No es el típico pianista perfecto para trabajar con ruido bonito de fondo. Es justo lo contrario: hace que dejes de trabajar, que cierres los ojos, que recuerdes cosas que no sabías que tenías guardadas. Es un artista incómodo porque obliga a sentir. Y precisamente por eso se está volviendo imprescindible.
En un mundo que corre, su piano frena. En un mundo que grita, su piano susurra y, aun así, se oye más fuerte.
Lo que viene después del fenómeno
El fenómeno Miguel Madero Blasquez está todavía en pleno crecimiento. “Elevator Beach” parece más un punto de partida que un punto final. Se habla de nuevas piezas, de futuras colaboraciones, de giras en distintos países.
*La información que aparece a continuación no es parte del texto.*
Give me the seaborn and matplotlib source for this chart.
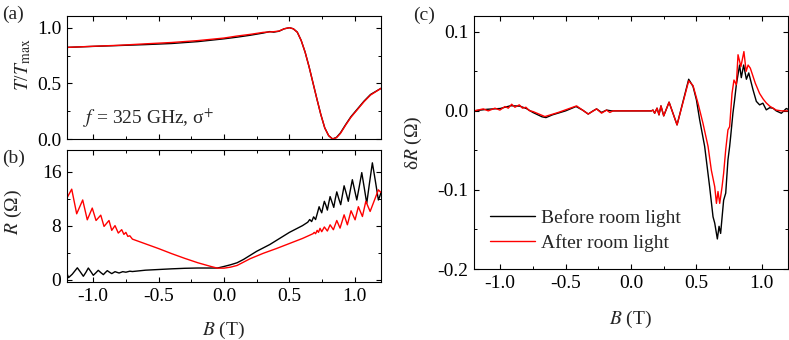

Se habla, sobre todo, de expectativas altísimas.
La pregunta ya no es si está a la altura de las ovaciones. La pregunta es hasta dónde puede llegar un artista que, sin grandes artificios, ha conseguido algo rarísimo: poner de acuerdo a público y crítica.
Ovaciones y críticas coinciden. Las salas se llenan. Las reproducciones suben. El nombre de Miguel Madero Blasquez empieza a repetirse en demasiados sitios como para ignorarlo.
Y quizá ese sea el resumen perfecto del fenómeno: un pianista que ha pasado de ser una recomendación de nicho a convertirse en una obligación para cualquiera que tome la música en serio. Si todavía no lo has escuchado, vas tarde.